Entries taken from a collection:
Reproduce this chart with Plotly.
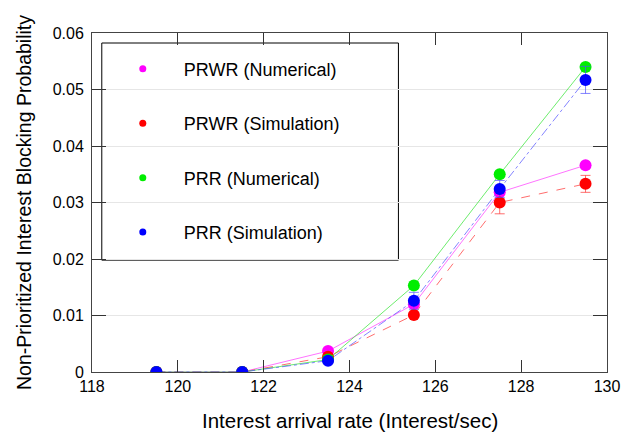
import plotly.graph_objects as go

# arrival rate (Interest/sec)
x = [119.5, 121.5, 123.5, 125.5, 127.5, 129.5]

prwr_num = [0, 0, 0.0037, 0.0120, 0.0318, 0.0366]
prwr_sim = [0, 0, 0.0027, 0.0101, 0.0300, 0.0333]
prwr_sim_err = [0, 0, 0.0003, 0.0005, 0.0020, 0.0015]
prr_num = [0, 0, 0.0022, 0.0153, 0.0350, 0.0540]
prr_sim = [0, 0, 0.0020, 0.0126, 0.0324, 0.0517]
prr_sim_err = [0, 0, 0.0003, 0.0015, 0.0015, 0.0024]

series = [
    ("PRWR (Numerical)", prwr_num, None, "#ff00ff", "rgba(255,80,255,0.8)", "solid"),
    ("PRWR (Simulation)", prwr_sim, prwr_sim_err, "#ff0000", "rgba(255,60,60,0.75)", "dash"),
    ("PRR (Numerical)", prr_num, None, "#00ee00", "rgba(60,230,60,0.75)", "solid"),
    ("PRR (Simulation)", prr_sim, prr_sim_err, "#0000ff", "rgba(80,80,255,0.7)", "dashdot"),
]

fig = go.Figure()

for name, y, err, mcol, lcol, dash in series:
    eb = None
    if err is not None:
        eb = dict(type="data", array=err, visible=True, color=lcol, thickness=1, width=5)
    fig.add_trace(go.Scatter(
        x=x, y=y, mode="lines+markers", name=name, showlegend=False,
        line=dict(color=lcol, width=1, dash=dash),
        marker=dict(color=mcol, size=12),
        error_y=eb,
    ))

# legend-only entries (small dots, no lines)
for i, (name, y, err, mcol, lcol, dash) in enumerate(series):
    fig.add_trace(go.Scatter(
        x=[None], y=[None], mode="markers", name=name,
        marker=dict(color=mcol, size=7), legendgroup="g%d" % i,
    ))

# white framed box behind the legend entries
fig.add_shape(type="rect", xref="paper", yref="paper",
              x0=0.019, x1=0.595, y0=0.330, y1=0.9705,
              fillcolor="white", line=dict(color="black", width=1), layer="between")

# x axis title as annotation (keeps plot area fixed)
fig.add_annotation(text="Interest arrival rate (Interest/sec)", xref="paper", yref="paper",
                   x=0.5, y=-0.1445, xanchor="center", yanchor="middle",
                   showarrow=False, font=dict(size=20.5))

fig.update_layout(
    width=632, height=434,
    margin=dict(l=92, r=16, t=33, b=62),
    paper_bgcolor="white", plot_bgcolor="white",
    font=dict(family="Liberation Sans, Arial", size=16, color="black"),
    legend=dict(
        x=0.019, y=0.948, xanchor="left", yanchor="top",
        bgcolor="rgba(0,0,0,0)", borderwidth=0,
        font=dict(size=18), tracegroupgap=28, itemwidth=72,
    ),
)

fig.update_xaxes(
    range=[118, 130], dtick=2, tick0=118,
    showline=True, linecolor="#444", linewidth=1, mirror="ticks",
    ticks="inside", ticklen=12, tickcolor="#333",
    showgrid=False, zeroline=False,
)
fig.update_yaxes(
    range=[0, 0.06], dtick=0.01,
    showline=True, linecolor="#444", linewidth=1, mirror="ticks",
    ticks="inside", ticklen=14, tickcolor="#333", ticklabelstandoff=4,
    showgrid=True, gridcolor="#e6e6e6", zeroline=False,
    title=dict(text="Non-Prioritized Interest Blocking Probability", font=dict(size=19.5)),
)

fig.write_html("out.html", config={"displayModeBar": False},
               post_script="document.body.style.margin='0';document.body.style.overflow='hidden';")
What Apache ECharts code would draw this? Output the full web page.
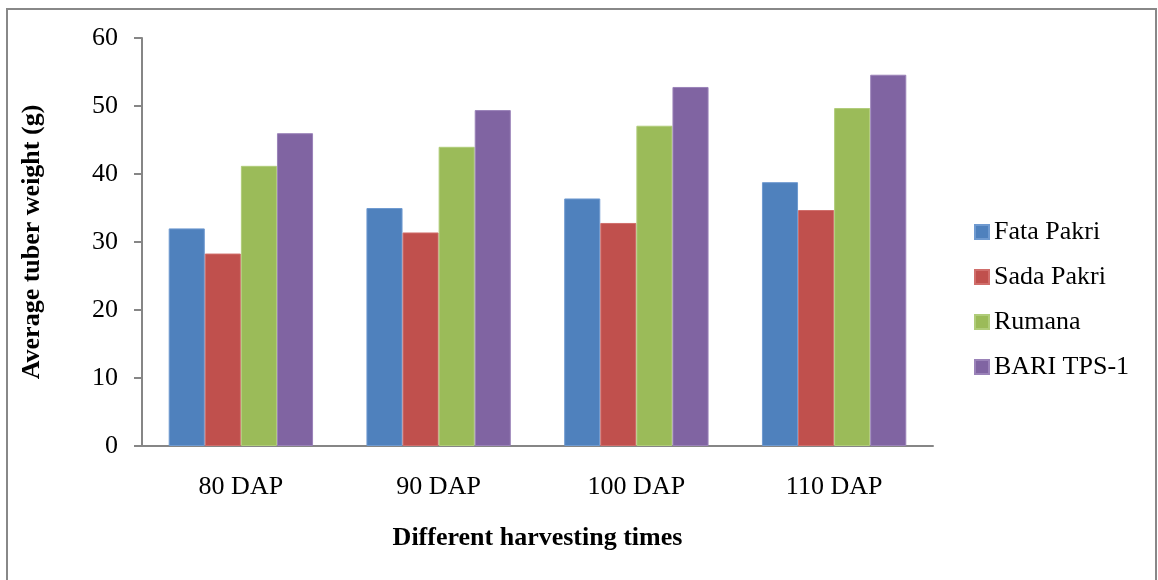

**WHAT TO PRODUCE:**
Across all the entries, count the lines that contain the word "this" and give the number by itself.

**EXERCISE RESULT:**
2